After countless hours of spectating, and just experimenting, I have figured out how to hit spiders and other fast light mechs.
I started noticing in spectator mode that players were aiming and leading behind any mech thats moving fast, and barely dealing any damage even while being very steady handed and well aimed, while players that I noticed shooting ahead were dealing a ton more damage.
There is a general De-sync between the models and their hitboxes going on.
This De-sync is applied to all mechs at all speeds because netcode interpolation is not going to change from mech to mech, but its only affecting faster mechs more noticably.
What I started to do, is lead all weapons far ahead of where the enemy mech actually is, and leading in the direction he's going, instead of trying so hard to lock onto the visible model dead on with my crosshairs.

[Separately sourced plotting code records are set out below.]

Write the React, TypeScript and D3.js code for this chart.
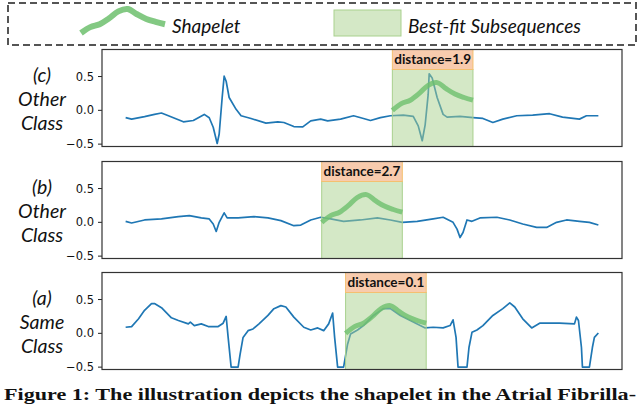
import React from "react";
import * as d3 from "d3";

// ECG traces: [time step, amplitude]
const otherClassC: [number, number][] = [
  [0, -0.107], [6, -0.13], [19, -0.093], [29, -0.06], [36, -0.04], [43, -0.08],
  [58, -0.17], [68, -0.15], [79, -0.06], [84, -0.11], [88, -0.25], [92, -0.49],
  [94, -0.35], [97, 0.19], [99, 0.505], [101, 0.43], [104, 0.19], [111, 0.015],
  [116, -0.08], [126, -0.12], [141, -0.19], [153, -0.17], [159, -0.18], [169, -0.24],
  [178, -0.245], [186, -0.155], [196, -0.13], [203, -0.155], [216, -0.13], [229, -0.08],
  [239, -0.12], [246, -0.15], [256, -0.107], [266, -0.08], [279, -0.07], [289, -0.09],
  [294, -0.23], [298, -0.45], [301, -0.21], [304, 0.235], [305, 0.54], [308, 0.48],
  [313, 0.19], [319, -0.06], [323, -0.1], [336, -0.09], [349, -0.107], [359, -0.12],
  [369, -0.18], [379, -0.13], [393, -0.08], [409, -0.07], [426, -0.05], [439, -0.1],
  [456, -0.13], [463, -0.08], [475, -0.08],
];

const otherClassB: [number, number][] = [
  [0, 0.015], [6, -0.01], [19, 0.035], [36, 0.05], [53, 0.085], [64, 0.1],
  [76, 0.065], [84, 0.05], [88, -0.025], [91, -0.135], [94, 0.0], [99, 0.14],
  [102, 0.065], [113, 0.065], [129, 0.085], [143, 0.065], [156, 0.025], [169, -0.05],
  [176, -0.04], [186, 0.035], [196, 0.075], [206, 0.05], [219, 0.015], [236, 0.035],
  [253, 0.065], [266, 0.035], [278, 0.0], [293, 0.015], [309, 0.05], [319, 0.075],
  [329, 0.0], [333, -0.1], [336, -0.225], [339, -0.15], [343, 0.035], [348, 0.015],
  [356, 0.065], [373, 0.075], [386, 0.035], [399, -0.025], [413, -0.075], [423, -0.075],
  [433, 0.0], [443, 0.035], [456, 0.015], [466, 0.0], [475, -0.04],
];

const sameClassA: [number, number][] = [
  [0, 0.09], [6, 0.1], [13, 0.215], [19, 0.34], [26, 0.44], [29, 0.44], [36, 0.38],
  [46, 0.23], [53, 0.19], [63, 0.14], [65, 0.165], [69, 0.115], [76, 0.14], [83, 0.1],
  [93, 0.1], [98, 0.15], [101, 0.25], [103, -0.06], [106, -0.5], [113, -0.5],
  [115, -0.31], [118, -0.06], [123, 0.04], [128, 0.065], [134, 0.14], [143, 0.265],
  [149, 0.365], [156, 0.41], [161, 0.39], [169, 0.24], [179, 0.09], [186, 0.05],
  [193, 0.08], [199, 0.04], [204, 0.14], [208, 0.3], [210, -0.06], [213, -0.5],
  [219, -0.5], [223, -0.16], [226, -0.01], [233, 0.05], [239, 0.115], [249, 0.265],
  [259, 0.365], [266, 0.365], [276, 0.265], [286, 0.19], [301, 0.08], [309, 0.09],
  [319, 0.08], [326, 0.115], [329, 0.2], [332, -0.06], [334, -0.5], [343, -0.5],
  [345, -0.21], [348, 0.015], [353, 0.05], [359, 0.115], [369, 0.265], [379, 0.365],
  [386, 0.45], [391, 0.39], [399, 0.215], [408, 0.08], [416, 0.15], [426, 0.15],
  [436, 0.15], [451, 0.14], [453, 0.24], [455, 0.19], [458, -0.21], [459, -0.5],
  [466, -0.5], [469, -0.21], [471, -0.06], [475, 0.005],
];

// learned shapelet, evenly spaced over its length
const shapelet = [0.0, 0.1, 0.15, 0.25, 0.37, 0.41, 0.32, 0.24, 0.19, 0.15];
const shapeletLength = 81;

const panelSeries = [otherClassC, otherClassB, sameClassA];
const panelLabels = [["(c)", "Other", "Class"], ["(b)", "Other", "Class"], ["(a)", "Same", "Class"]];
const matchStarts = [268, 197, 221];
const distances = ["1.9", "2.7", "0.1"];
const yTicks = [0.5, 0.0, -0.5];
const seriesEnd = 475;

const W = 640;
const H = 405;
const plotLeft = 102;
const plotRight = 622;
const panelTops = [49.5, 161.5, 272.5];
const panelHeight = 97;

const blue = "#1f77b4";
const shapeGreen = "#6dbf6d";

const x = d3
  .scaleLinear()
  .domain([-seriesEnd * 0.05, seriesEnd * 1.05])
  .range([plotLeft, plotRight]);

const labelFont = "Lato, 'Open Sans', sans-serif";

const Panel = ({ idx }: { idx: number }) => {
  const top = panelTops[idx];
  const y = d3.scaleLinear().domain([-0.535, 0.9]).range([top + panelHeight, top]);
  const line = d3
    .line<[number, number]>()
    .x((d) => x(d[0]))
    .y((d) => y(d[1]));
  const start = matchStarts[idx];
  const shapeX = d3
    .scaleLinear()
    .domain([0, shapelet.length - 1])
    .range([x(start), x(start + shapeletLength)]);
  const shapeLine = d3
    .line<number>()
    .x((d, i) => shapeX(i))
    .y((d) => y(d))
    .curve(d3.curveCatmullRom);
  const rx = x(start);
  const rw = x(start + shapeletLength) - rx;
  const boxH = 20;
  const labels = panelLabels[idx];

  return (
    <g>
      {labels.map((t, i) => (
        <text
          key={i}
          x={42}
          y={top + 32 + i * 24}
          textAnchor="middle"
          fontFamily={labelFont}
          fontStyle="italic"
          fontSize={19.5}
          fill="#111"
        >
          {t}
        </text>
      ))}
      {yTicks.map((t) => (
        <g key={t}>
          <line x1={plotLeft - 4} x2={plotLeft} y1={y(t)} y2={y(t)} stroke="#222" strokeWidth={1} />
          <text
            x={plotLeft - 8}
            y={y(t)}
            dy="0.35em"
            textAnchor="end"
            fontFamily="DejaVu Sans, sans-serif"
            fontSize={11.5}
            fill="#111"
          >
            {t === 0 ? "0.0" : t > 0 ? t.toFixed(1) : "\u2212" + Math.abs(t).toFixed(1)}
          </text>
        </g>
      ))}
      <path d={line(panelSeries[idx]) || ""} fill="none" stroke={blue} strokeWidth={1.7} strokeLinejoin="round" />
      <rect
        x={rx}
        y={top + boxH}
        width={rw}
        height={panelHeight - boxH}
        fill="#a9d18e"
        fillOpacity={0.5}
        stroke="#a9d18e"
        strokeWidth={1}
      />
      <rect x={rx} y={top} width={rw} height={boxH} fill="#f8cbad" stroke="#f4c070" strokeWidth={1} />
      <text
        x={rx + rw / 2}
        y={top + boxH / 2}
        dy="0.36em"
        textAnchor="middle"
        fontFamily={labelFont}
        fontWeight="bold"
        fontSize={13.5}
        fill="#111"
      >
        distance={distances[idx]}
      </text>
      <path
        d={shapeLine(shapelet) || ""}
        fill="none"
        stroke={shapeGreen}
        strokeWidth={5}
        strokeOpacity={0.8}
      />
      <rect
        x={plotLeft}
        y={top}
        width={plotRight - plotLeft}
        height={panelHeight}
        fill="none"
        stroke="#333"
        strokeWidth={1.2}
      />
    </g>
  );
};

const Legend = () => {
  const lx = d3.scaleLinear().domain([0, shapelet.length - 1]).range([81, 165]);
  const ly = d3.scaleLinear().domain([0, 0.41]).range([33, 9]);
  const squiggle = d3
    .line<number>()
    .x((d, i) => lx(i))
    .y((d) => ly(d))
    .curve(d3.curveCatmullRom);
  return (
    <g>
      <rect x={8} y={3} width={628} height={42} fill="none" stroke="#555" strokeWidth={2} strokeDasharray="7,4" />
      <path d={squiggle(shapelet) || ""} fill="none" stroke={shapeGreen} strokeWidth={6} strokeOpacity={0.85} />
      <text x={172} y={33} fontFamily={labelFont} fontStyle="italic" fontSize={19} fill="#111">
        Shapelet
      </text>
      <rect x={334} y={10} width={67} height={26} fill="#a9d18e" fillOpacity={0.5} stroke="#a9d18e" strokeWidth={1} />
      <text x={408} y={33} fontFamily={labelFont} fontStyle="italic" fontSize={19} fill="#111">
        Best-fit Subsequences
      </text>
    </g>
  );
};

export default function App() {
  return (
    <svg
      width={W}
      height={H}
      viewBox={`0 0 ${W} ${H}`}
      style={{ position: "absolute", left: 0, top: 0, background: "#fff" }}
    >
      <rect width={W} height={H} fill="#fff" />
      <Legend />
      {panelSeries.map((_, i) => (
        <Panel key={i} idx={i} />
      ))}
      <text
        x={4}
        y={400}
        fontFamily="'Liberation Serif', serif"
        fontWeight="bold"
        fontSize={17.5}
        textLength={632}
        lengthAdjust="spacingAndGlyphs"
        fill="#111"
      >
        Figure 1: The illustration depicts the shapelet in the Atrial Fibrilla-
      </text>
    </svg>
  );
}
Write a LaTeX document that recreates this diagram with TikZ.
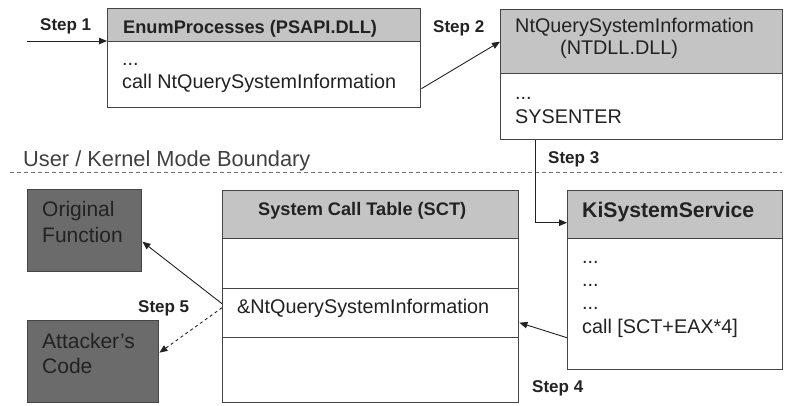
\documentclass[tikz,border=0pt]{standalone}
\usepackage{fontspec}
\setmainfont{Liberation Sans}
\usetikzlibrary{arrows.meta}
\definecolor{hdrgray}{HTML}{C4C4C4}
\definecolor{darkfill}{HTML}{6B6B6B}
\definecolor{edge}{HTML}{454545}
\definecolor{ink}{HTML}{222222}
\tikzset{
  box/.style={draw=edge, line width=1.4pt, inner sep=0pt, anchor=north west},
  hdr/.style={box, fill=hdrgray},
  plain/.style={box, fill=white},
  darkbox/.style={box, fill=darkfill},
  txt/.style={anchor=base west, inner sep=0pt, text=ink, font=\fontsize{19.8}{23}\selectfont},
  htxt/.style={txt, font=\fontsize{18.2}{21}\selectfont\bfseries},
  big/.style={txt, font=\fontsize{21}{24}\selectfont},
  steplbl/.style={txt, font=\fontsize{17}{19}\selectfont\bfseries},
  arr/.style={draw=ink, line width=0.9pt, -{Triangle[length=8pt,width=6.5pt]}},
}
\begin{document}
\begin{tikzpicture}[x=1pt,y=-1pt]
\useasboundingbox (0,0) rectangle (787,405);

% EnumProcesses
\node[hdr, minimum width=313pt, minimum height=33pt] (enumH) at (107,8) {};
\node[plain, minimum width=313pt, minimum height=66pt] (enumB) at (107,41) {};
\node[htxt] (enumT) at (123,33) {EnumProcesses (PSAPI.DLL)};
\node[txt] (enumD) at (122,65) {...};
\node[txt] (enumC) at (122,88) {call NtQuerySystemInformation};

% NtQuerySystemInformation
\node[hdr, minimum width=282pt, minimum height=64pt] (ntH) at (500,9) {};
\node[plain, minimum width=282pt, minimum height=66pt] (ntB) at (500,73) {};
\node[txt] (ntT1) at (515,32) {NtQuerySystemInformation};
\node[txt] (ntT2) at (560,54) {(NTDLL.DLL)};
\node[txt] (ntD) at (515,99) {...};
\node[txt] (ntS) at (515,123) {SYSENTER};

% KiSystemService
\node[hdr, minimum width=215pt, minimum height=48pt] (kiH) at (567,190) {};
\node[plain, minimum width=215pt, minimum height=131pt] (kiB) at (567,238) {};
\node[txt, font=\fontsize{21.2}{24}\selectfont\bfseries] (kiT) at (582,217) {KiSystemService};
\node[txt] (kiD1) at (582,263) {...};
\node[txt] (kiD2) at (582,286) {...};
\node[txt] (kiD3) at (582,309) {...};
\node[txt] (kiC) at (582,333) {call [SCT+EAX*4]};

% System Call Table
\node[hdr, minimum width=296pt, minimum height=48pt] (sctH) at (222,190) {};
\node[plain, minimum width=296pt, minimum height=50pt] (sct1) at (222,238) {};
\node[plain, minimum width=296pt, minimum height=49pt] (sct2) at (222,288) {};
\node[plain, minimum width=296pt, minimum height=65pt] (sct3) at (222,337) {};
\node[htxt] (sctT) at (258,215) {System Call Table (SCT)};
\node[txt] (sctE) at (237,313) {\&NtQuerySystemInformation};

% Targets of the table entry
\node[darkbox, minimum width=114pt, minimum height=82pt] (orig) at (27,189) {};
\node[big] (origT1) at (42,216) {Original};
\node[big] (origT2) at (42,242) {Function};
\node[darkbox, minimum width=131pt, minimum height=82pt] (att) at (27,320) {};
\node[big] (attT1) at (42,348) {Attacker's};
\node[big] (attT2) at (42,373) {Code};

% Mode boundary
\coordinate (bl) at (10,172);
\coordinate (br) at (782,172);
\draw[draw=black!55, line width=1pt, dash pattern=on 4pt off 3pt] (bl) -- (br);
\node[big, font=\fontsize{21.8}{24}\selectfont, text=black!75] (bound) at (23,166) {User / Kernel Mode Boundary};

% Step labels
\node[steplbl] (s1l) at (40,30) {Step 1};
\node[steplbl] (s2l) at (433,32) {Step 2};
\node[steplbl] (s3l) at (548,163) {Step 3};
\node[steplbl] (s4l) at (532,392) {Step 4};
\node[steplbl] (s5l) at (138,312) {Step 5};

% Connectors
\coordinate (start) at (27,41);
\draw[arr] (start) -- (enumB.north west);
\draw[arr] ([yshift=-14pt]enumB.east) -- (ntH.west);
\draw[arr] ([xshift=35pt]ntB.south west) |- ([yshift=-8pt]kiH.west);
\draw[arr] ([yshift=-33.5pt]kiB.west) -- ([yshift=-9.5pt]sct2.east);
\draw[arr] ([yshift=9.5pt]sct2.west) -- ([yshift=-11pt]orig.east);
\draw[arr, dashed] ([yshift=5.5pt]sct2.west) -- ([yshift=9pt]att.east);
\end{tikzpicture}
\end{document}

After I started doing that, I started chopping down spiders and jenners pretty easily, but only with the faster variants of them do you really need to start leading them in this way.
Try it yourselves with lasers first so you can get a feel for it, but lead your shots way ahead of where your Beams are pointing, and try to adjust for what direction the enemy is traveling.
Even if it looks like you're missing, watch the damage stack up and see for yourself.
The faster a mech is moving, the farther ahead you have to lead.
It also seems like this is happening based on ping as well, so its somewhat confusing.
I also started noticing this when collisions between mechs started happening, where you could be a good distance apart, but your screen will get all wobbly and twitchy as you pass within eachother's hitboxes.
Games on Valve's source engine do a very similar thing with any hitbox vs hitbox collision, except hitscan seems to be a little better in their engine, unless its a ballistic style weapon that has to travel. Point to point weapons still have the advantage.
It is still somewhat confusing as to what is actually going on, but I'm pretty sure that some tweaking to the netcode would bring things a little closer, unless its hardcoded in the engine itself and nothing can really be done about it for these super fast lights.
Edited by Mister D, 03 February 2014 - 08:32 AM.